In Engineering Infinity, Jonathan Strahan’s takes those skills as an editor and tackles Hard SF, but with an oblique and wide-camera angle lens look at that portion of the field. As Jonathan says in in his introduction:
I should add, Engineering Infinity is not the last statement in an evolutionary taxonomy of hard SF. For all that I’d love to see such a book, it’s neither a definitive book of hard SF nor an attempt to coin a new radical hard SF. Instead, it is part of the ongoing discussion about what science fiction is in the 21st century.
So what’s here?
In Engineering Infinity, the reader will find more than a dozen stories that do range from the hardest of hard SF to stories that take Hard SF and the promise of that sub-genre of the field and, as I mentioned above, apply a wide angle lens to it.

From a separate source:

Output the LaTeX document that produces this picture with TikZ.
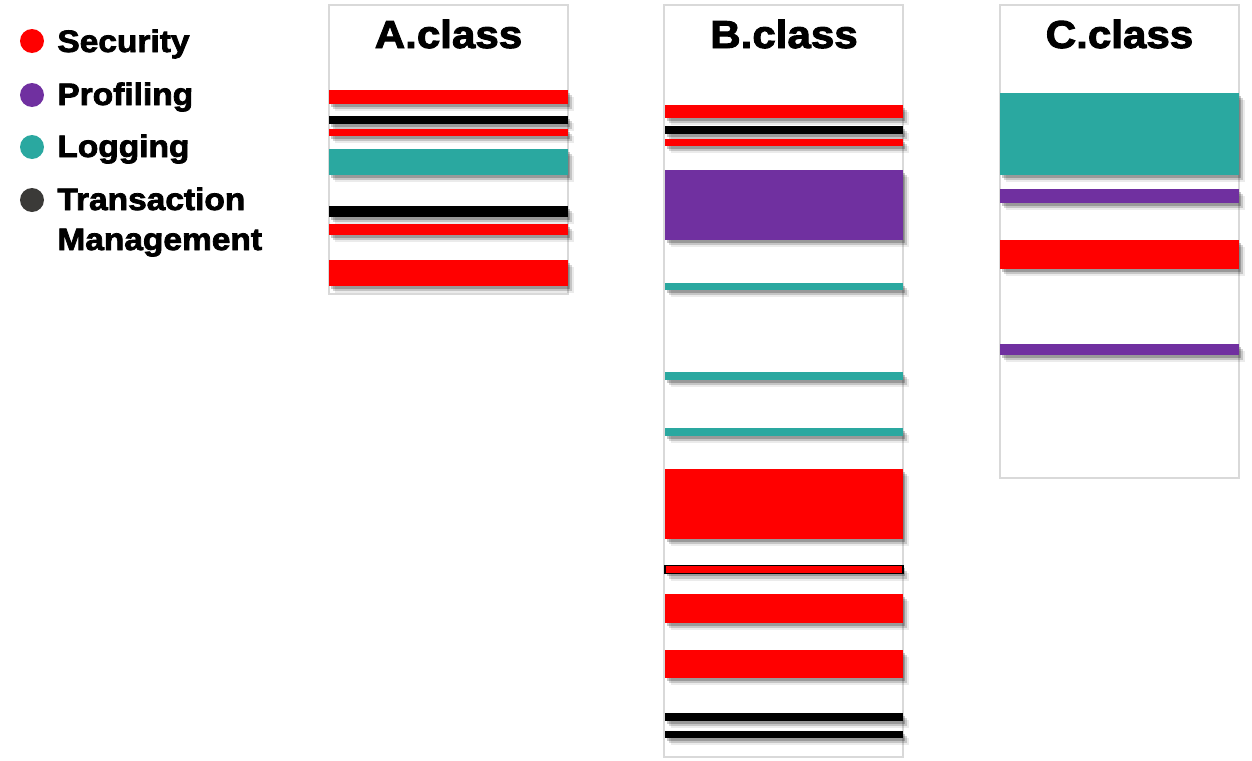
\documentclass[tikz,border=0pt]{standalone}
\usepackage{fontspec}
\setmainfont{Liberation Sans}
\newfontfamily\heavyfont[FakeBold=2.5, FakeStretch=1.08]{Liberation Sans}
\usetikzlibrary{shadows}
\definecolor{secred}{HTML}{FF0000}
\definecolor{profpurple}{HTML}{7030A0}
\definecolor{logteal}{HTML}{2AA8A0}
\definecolor{txdark}{HTML}{3B3A38}
\definecolor{boxgray}{HTML}{D9D9D9}

\begin{document}
\begin{tikzpicture}[
  x=0.5pt, y=-0.5pt,
  classbox/.style={draw=boxgray, line width=1pt, fill=white, anchor=north west, inner sep=0pt, outer sep=0pt, minimum width=119.5pt},
  bar/.style={
    drop shadow={shadow xshift=1pt, shadow yshift=-1.4pt, opacity=0.22, fill=black},
    drop shadow={shadow xshift=2pt, shadow yshift=-2.6pt, opacity=0.16, fill=black},
    drop shadow={shadow xshift=3pt, shadow yshift=-3.6pt, opacity=0.08, fill=black}},
  title/.style={font=\heavyfont\bfseries\fontsize{19.5}{20}\selectfont, anchor=base, inner sep=0pt},
  legend/.style={font=\heavyfont\bfseries\fontsize{15.5}{20}\selectfont, anchor=base west, inner sep=0pt, align=left},
  dot/.style={circle, inner sep=0pt, minimum size=12pt}
]
\useasboundingbox (0,0) rectangle (1252,760);

% legend
\node[dot, fill=secred] (secdot) at (32,41) {};
\node[legend] (seclabel) at (57,52) {Security};
\node[dot, fill=profpurple] (profdot) at (32,95) {};
\node[legend] (proflabel) at (57,105) {Profiling};
\node[dot, fill=logteal] (logdot) at (32,147) {};
\node[legend] (loglabel) at (57,157) {Logging};
\node[dot, fill=txdark] (txdot) at (32,200) {};
\node[legend] (txlabel) at (57,250) {Transaction\\Management};

% class boxes
\node[classbox, minimum height=144.5pt] (A) at (329,5) {};
\node[classbox, minimum height=376pt] (B) at (664,5) {};
\node[classbox, minimum height=236.5pt] (C) at (1000,5) {};

\node[title] (Atitle) at (448.5,48) {A.class};
\node[title] (Btitle) at (784,48) {B.class};
\node[title] (Ctitle) at (1119.5,48) {C.class};

% A.class
\foreach \top/\bot/\col in {90/104/secred, 116/124/black, 129/136/secred,
  149/175/logteal, 206/217/black, 224/235/secred, 260/286/secred}
  \fill[bar, \col] (329,\top) rectangle (568,\bot);

% B.class
\foreach \top/\bot/\col in {105/118/secred, 126/134/black, 139/146/secred,
  170/240/profpurple, 283/290/logteal, 372/380/logteal, 428/436/logteal,
  469/539/secred, 594/623/secred, 650/678/secred, 713/721/black, 731/738/black}
  \fill[bar, \col] (665,\top) rectangle (903,\bot);
\filldraw[bar, fill=secred, draw=black, line width=0.75pt] (665,565.5) rectangle (903,573.5);

% C.class
\foreach \top/\bot/\col in {93/175/logteal, 189/203/profpurple,
  240/269/secred, 344/355/profpurple}
  \fill[bar, \col] (1000,\top) rectangle (1239,\bot);

\end{tikzpicture}
\end{document}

The stories are all original.
In ‘Malak‘ by Peter Watts, we get a rigorous story about the rise of an A.I. in a weapons system, from the A.I.’s point of view.

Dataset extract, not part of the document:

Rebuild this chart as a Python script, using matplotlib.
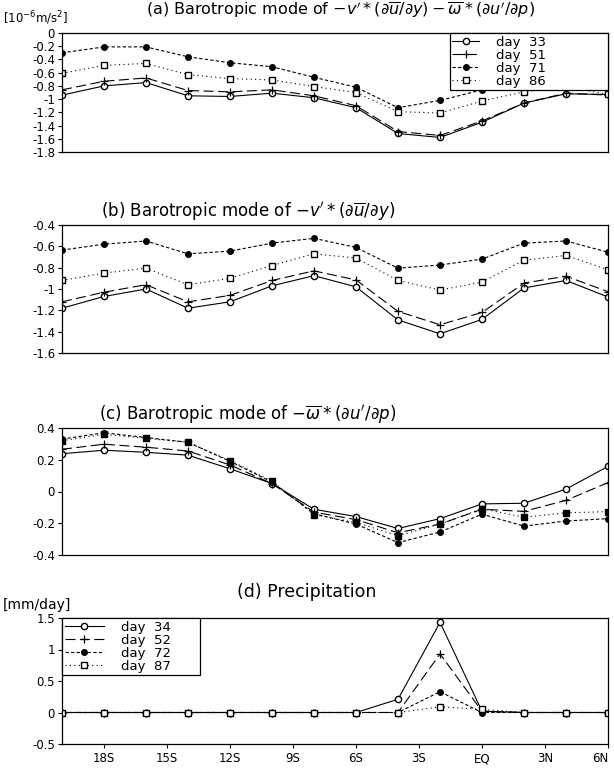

‘Watching the Music Dance‘ by Kristine Kathryn Rusch is a heartwarming and heartbreaking story of the prices a child and their parents make when radical technology is thrust upon a young girl.
‘Laika’s Ghost’ by Karl Schroeder mixes a tour through a former Russian republic, and layers upon layers of mysteries pulled back to reveal a strange and amazing secret program.

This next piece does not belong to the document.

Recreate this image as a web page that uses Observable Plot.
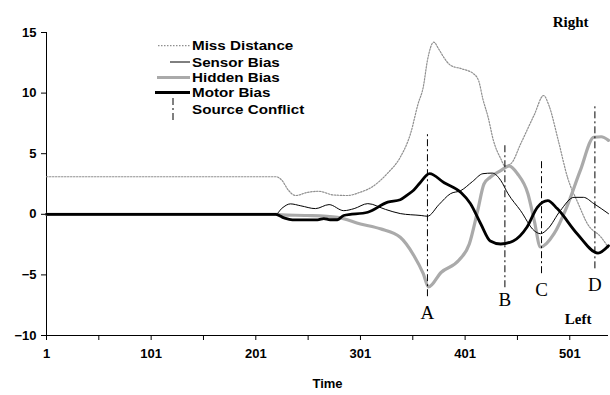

‘The Invasion of Venus’ by Stephen Baxter felt much like a Xeelee story to me, with a war between aliens where man is barely a spectator, much less the central focus.
‘The Server and the Dragon’ by Hannu Rajaniemi showed me that Rajaniemi can write at shorter than novel length with a story with a unique perspective on a far-future computer server under attack.
‘Bit Rot’ by Charles Stross audaciously puts zombies into Hard SF with a story reminiscent of Dead Space and the movie Pandorum, set on a spaceship crawling toward the stars.
‘Creatures with Wings’ by Kathleen Ann Goonan is an unusual story of a man chosen to bring Buddhism to aliens.
‘Walls of Flesh, Bars of Bone’ by Damien Broderick and Barbara Lamar is the softest story of the lot, despite having a Quantum Mechanics equation in it, with a semi-mystical take on time travel and destiny.
‘Mantis’ by Robert Reed takes the implication of a single technology, the Infinity Window, and folds in a love story and a meditation on the nature of characters and their stories.
‘Judgement Eve’ by John C. Wright felt like a companion piece to his Golden Age trilogy, with technology-as-magic far future society and technology reminiscent of Roger Zelazny
‘A Soldier of the City’ by David Moles uses an underused mythology, the Babylonian, and uses it as the model of a far future society under threat.
‘Mercies’ by Gregory Bedford also involves time travel, and an attempt by someone to change histories and worlds for the better in a way Samuel Beckett never considered.
‘The Ki-anna’ by Gwyneth Jones shows an encounter between a human looking for answers about his sister’s mysterious death, and a pair of alien races tangled up with the mystery .
‘The Birds and the Bees and the Gasoline Trees’ by John Barnes, the last story in the book, is a gonzo idea of a strange organic formation in the ocean, and the exploration of its nature and purpose.
Most of the authors are long since familiar to me, although I was delighted and surprised by the authors whose work I had not read previously. For me, I continue to vacillate on which stories I think worked best and are my favorites, although the sheer audacity of the Stross story, and the clever use of Babylonian culture in A Soldier of the City stand out for me.
Anthologies can sometimes be hit and miss, its true. This anthology is no exception, a couple of the stories did not really speak to me or shine as well as some of the others .It happens. Really, though, once again Strahan has put together a high quality set of stories, with a good mix of authors, and stories. I had wondered if, based on the title, if the entire collection was going to be “Big Dumb Objects” all the way down, boringly.
I need not have worried.
Readers looking to sample the terrain of hard SF and the science fiction regions bordering it would do very well to try Engineering Infinity.